On Mr Miliband's approach, she said: "I think he should be a bit tougher about being kicked around so much by the Tories. I think he should be bolder in saying that he will respect the wishes of voters because there is a more fundamental point than just how people in Scotland vote."

Ms Sturgeon said that on a practical level her party had experience of minority power which would aid a Labour government without a majority.

She said that between 2007 and 2011, she was involved with a minority Holyrood administration that was:

  • stable
  • successful
  • effective
  • and led to a majority government in 2011
Image caption Evan Davis spoke to Nicola Sturgeon as part of a series of Newsnight leader interviews

Ms Sturgeon also had a message for non-Scottish voters.

She said: "People outside Scotland can't vote for my party but it is still important to me to say to people outside Scotland that if the SNP is given influence by the Scottish electorate in the House of Commons we would seek to exercise that influence positively and constructively.

"And do you know why? It matters to Scotland and to the people in Scotland, for as long as we are part of the Westminster system, that we get good decisions coming out of Westminster because those decisions that are taken at Westminster affect the lives of people in Scotland - just as they affect the lives of people in other parts of the UK.

"I have held out, and continue to hold out, the hands of friendship."

Beckham fan

On a lighter note, Ms Sturgeon was asked who she would support if the England football team was playing Germany.

She said she was not a "big football fan" but she would probably support England and she had "no issue" with the team doing well at football "or any sport".

When she was further asked who she would pick from England V Wales, Ms Sturgeon said: "Unlike David Cameron I am not about to pretend that I know something about football and then be caught out on it.

"I support Scotland at football.

"England or Wales? For me, and this is probably a bit of a woman thing, it probably depends on what players were playing and who I liked best on the playing field.

"I was always a big David Beckham fan and I am still a big David Beckham fan."


ANALYSIS

By Brian Taylor, BBC Scotland political editor

Understandably, our political leaders are beginning to sound - occasionally - a little hoarse. I sympathise: my own consumption of throat pastilles has increased measurably.
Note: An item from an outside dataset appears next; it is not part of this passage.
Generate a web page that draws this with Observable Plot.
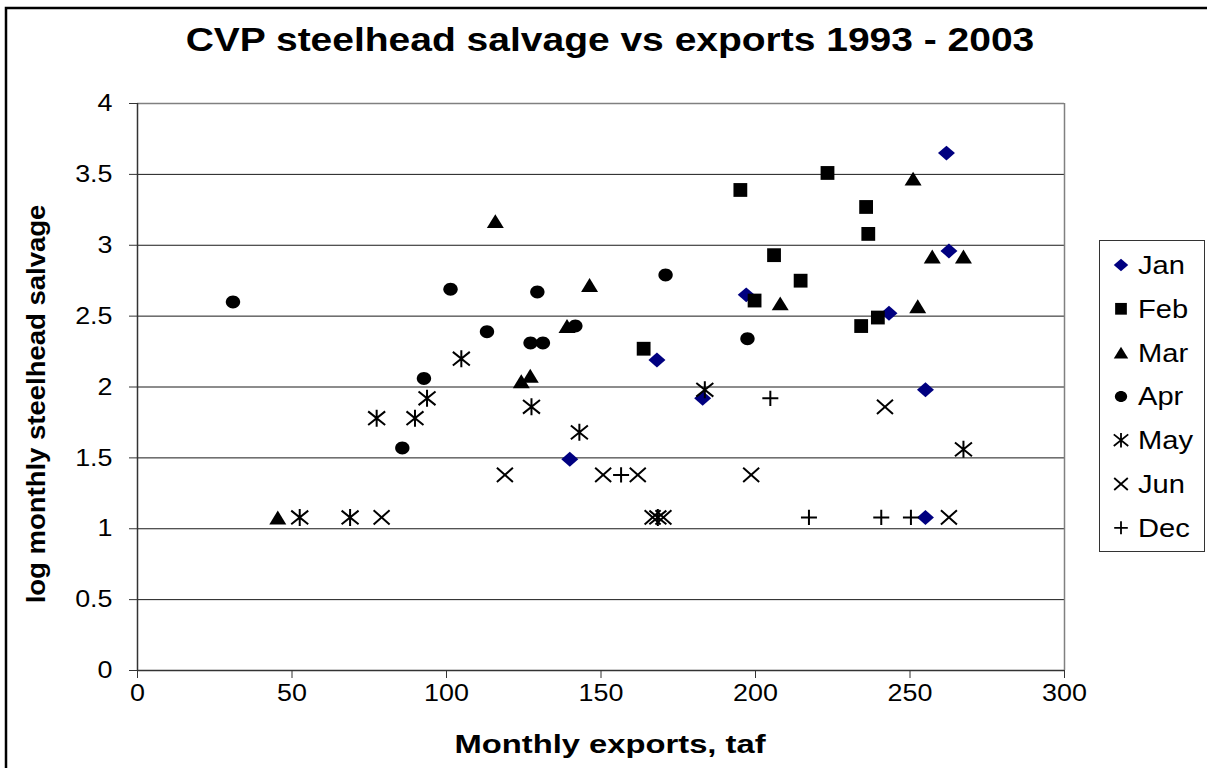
<!DOCTYPE html>
<html><head><meta charset="utf-8">
<script src="https://cdn.jsdelivr.net/npm/d3@7"></script>
<script src="https://cdn.jsdelivr.net/npm/@observablehq/plot@0.6"></script>
<style>html,body{margin:0;padding:0;background:#fff;overflow:hidden;}</style>
</head><body><div id="chart"></div>
<script>
// ---- data ----
const months = ["Jan", "Feb", "Mar", "Apr", "May", "Jun", "Dec"];
const janX = [261.8, 262.6, 197.0, 243.2, 168.1, 182.9, 255.0, 139.9, 255.0];
const janY = [3.65, 2.96, 2.65, 2.52, 2.19, 1.92, 1.98, 1.49, 1.08];
const febX = [195.1, 223.3, 235.8, 236.5, 206.0, 214.6, 199.7, 239.6, 234.2, 163.8];
const febY = [3.39, 3.51, 3.27, 3.08, 2.93, 2.75, 2.61, 2.49, 2.43, 2.27];
const marX = [115.8, 146.3, 139.0, 127.1, 124.2, 251.0, 257.2, 267.3, 208.0, 252.5, 45.4];
const marY = [3.17, 2.72, 2.43, 2.08, 2.04, 3.47, 2.92, 2.92, 2.59, 2.57, 1.08];
const aprX = [30.9, 101.3, 129.4, 113.1, 141.7, 127.2, 131.2, 92.7, 170.9, 197.4, 85.7];
const aprY = [2.60, 2.69, 2.67, 2.39, 2.43, 2.31, 2.31, 2.06, 2.79, 2.34, 1.57];
const mayX = [104.8, 93.7, 77.4, 89.8, 127.5, 143.0, 52.5, 68.8, 183.6, 267.3, 168.4];
const mayY = [2.20, 1.92, 1.78, 1.78, 1.86, 1.68, 1.08, 1.08, 1.98, 1.56, 1.08];
const junX = [79.0, 118.9, 150.7, 161.9, 198.6, 241.9, 166.7, 170.2, 262.6];
const junY = [1.08, 1.38, 1.38, 1.38, 1.38, 1.86, 1.08, 1.08, 1.08];
const decX = [204.8, 156.5, 217.3, 240.7, 250.3];
const decY = [1.92, 1.38, 1.08, 1.08, 1.08];
const xTicks = [0, 50, 100, 150, 200, 250, 300];
const yTicks = [0, 0.5, 1, 1.5, 2, 2.5, 3, 3.5, 4];
const titleText = "CVP steelhead salvage vs exports 1993 - 2003";
const xLabel = "Monthly exports, taf";
const yLabel = "log monthly steelhead salvage";

const seriesData = {
  Jan: [janX, janY], Feb: [febX, febY], Mar: [marX, marY], Apr: [aprX, aprY],
  May: [mayX, mayY], Jun: [junX, junY], Dec: [decX, decY]
};

// ---- symbols ----
const rr = s => Math.sqrt(s / Math.PI);
const SYM = {
  diamond: {draw(c, s) { const r = rr(s), h = r * 0.88; c.moveTo(0, -h); c.lineTo(r, 0); c.lineTo(0, h); c.lineTo(-r, 0); c.closePath(); }},
  square: {draw(c, s) { const r = rr(s); c.rect(-r, -r, 2 * r, 2 * r); }},
  triangle: {draw(c, s) { const r = rr(s), h = r * 0.82; c.moveTo(0, -h); c.lineTo(r, h); c.lineTo(-r, h); c.closePath(); }},
  circle: {draw(c, s) {
    const a = rr(s), b = a * 0.9, k = 0.5523;
    c.moveTo(a, 0);
    c.bezierCurveTo(a, b * k, a * k, b, 0, b);
    c.bezierCurveTo(-a * k, b, -a, b * k, -a, 0);
    c.bezierCurveTo(-a, -b * k, -a * k, -b, 0, -b);
    c.bezierCurveTo(a * k, -b, a, -b * k, a, 0);
    c.closePath();
  }},
  asterisk: {draw(c, s) { const r = rr(s), h = r * 0.8; c.moveTo(0, -r); c.lineTo(0, r); c.moveTo(-r, -h); c.lineTo(r, h); c.moveTo(r, -h); c.lineTo(-r, h); }},
  times: {draw(c, s) { const r = rr(s), h = r * 0.88; c.moveTo(-r, -h); c.lineTo(r, h); c.moveTo(r, -h); c.lineTo(-r, h); }},
  plus: {draw(c, s) { const r = rr(s), h = r * 0.95; c.moveTo(-r, 0); c.lineTo(r, 0); c.moveTo(0, -h); c.lineTo(0, h); }}
};
const seriesStyle = {
  Jan: {sym: SYM.diamond, r: 8.5, fill: "#000080"},
  Feb: {sym: SYM.square, r: 6.9, fill: "#000"},
  Mar: {sym: SYM.triangle, r: 8.5, fill: "#000"},
  Apr: {sym: SYM.circle, r: 7.2, fill: "#000"},
  May: {sym: SYM.asterisk, r: 8.5, stroke: "#000"},
  Jun: {sym: SYM.times, r: 8, stroke: "#000"},
  Dec: {sym: SYM.plus, r: 8, stroke: "#000"}
};

const FONT = "'Liberation Sans', Arial, sans-serif";
const SX = 1.12;

const dotMarks = months.map(m => {
  const [xs, ys] = seriesData[m];
  const rows = xs.map((x, i) => ({x, y: ys[i], month: m}));
  const st = seriesStyle[m];
  return Plot.dot(rows, {
    x: "x", y: "y", symbol: st.sym, r: st.r,
    fill: st.fill || "none", stroke: st.stroke || "none", strokeWidth: 2
  });
});

const plot = Plot.plot({
  width: 1207, height: 768,
  marginLeft: 137, marginRight: 143, marginTop: 103, marginBottom: 98,
  x: {domain: [0, 300], label: null},
  y: {domain: [0, 4], label: null},
  style: {fontFamily: FONT, fontSize: "24px", color: "#000", background: "#fff"},
  marks: [
    Plot.ruleY(yTicks.filter(d => d > 0 && d < 4), {stroke: "#1a1a1a", strokeWidth: 1}),
    Plot.ruleY([4], {stroke: "#808080", strokeWidth: 1.5}),
    Plot.ruleX([300], {stroke: "#808080", strokeWidth: 1.5}),
    Plot.ruleX([0], {stroke: "#333", strokeWidth: 1.5}),
    Plot.ruleY([0], {stroke: "#333", strokeWidth: 1.5}),
    Plot.axisX({ticks: xTicks, tickSize: 8, tickPadding: 5, fontSize: 24, stroke: "#333", tickFormat: d => String(d), label: null}),
    Plot.axisY({ticks: yTicks, tickSize: 8, tickPadding: 17, fontSize: 24, stroke: "#333", tickFormat: d => String(d), label: null}),
    ...dotMarks
  ]
});
document.getElementById("chart").appendChild(plot);

const svg = d3.select(plot);
// widen tick labels like the reference
svg.selectAll('g[aria-label="x-axis tick label"] text, g[aria-label="y-axis tick label"] text')
  .attr("transform", function() { return (this.getAttribute("transform") || "") + ` scale(${SX},1)`; });

// outer chart frame (left and top edges visible)
svg.append("path").attr("d", "M6,768V8H1207").attr("fill", "none").attr("stroke", "#000").attr("stroke-width", 2.5);

function addText(txt, x, y, size, weight, sx, anchor, rot) {
  svg.append("text")
    .attr("transform", `translate(${x},${y})${rot ? ` rotate(${rot})` : ""} scale(${sx},1)`)
    .attr("text-anchor", anchor)
    .style("font-family", FONT).style("font-size", size + "px").style("font-weight", weight)
    .attr("fill", "#000")
    .text(txt);
}
addText(titleText, 610, 51, 32.5, "bold", 1.2, "middle");
addText(xLabel, 610, 753, 26, "bold", 1.26, "middle");
addText(yLabel, 45, 404, 25, "bold", 1.1, "middle", -90);

// legend
const lg = svg.append("g");
lg.append("rect").attr("x", 1099.5).attr("y", 240.5).attr("width", 105).attr("height", 311)
  .attr("fill", "#fff").attr("stroke", "#333").attr("stroke-width", 1);
months.forEach((m, i) => {
  const st = seriesStyle[m];
  const cy = 265 + i * 43.8;
  lg.append("path")
    .attr("d", d3.symbol(st.sym, Math.PI * Math.pow(st.r * 0.85, 2))())
    .attr("transform", `translate(1121,${cy})`)
    .attr("fill", st.fill || "none").attr("stroke", st.stroke || "none").attr("stroke-width", 1.8);
  lg.append("text")
    .attr("transform", `translate(1138,${cy + 9}) scale(${SX},1)`)
    .attr("text-anchor", "start")
    .style("font-family", FONT).style("font-size", "26px")
    .attr("fill", "#000")
    .text(m);
});
</script>
</body></html>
However, it is to be hoped that their various voices last out. They may have a bit of talking to do after the election is over. To each other.

Labour's leader Ed Miliband has now ruled out any species of dealing with the SNP. This, of course, builds upon his previous disdain for a formal coalition.

It is to be presumed that Mr Miliband calculates that the Conservative campaign on this issue, aimed at the good and sensible people of England, has the potential to make a difference to the electoral outcome. That would explain his altered emphasis. An SNP deal with the Tories has already been discounted, by both.

This leaves a range of options. One party may win outright, although polls suggest that is unlikely. Either the Conservatives or Labour may seek coalition or an arrangement with another party, perhaps the Liberal Democrats. Or one of the big parties may attempt to govern as a minority, seeking support on individual issues.

Such a situation prevailed at Holyrood from 2007 to 2011. Despite their own initial doubts, the SNP found they could govern - while making concessions to other parties in individual deals, notably over the budget. Which gives leverage, if not overt power, to those other parties. Such would also be the case at Westminster.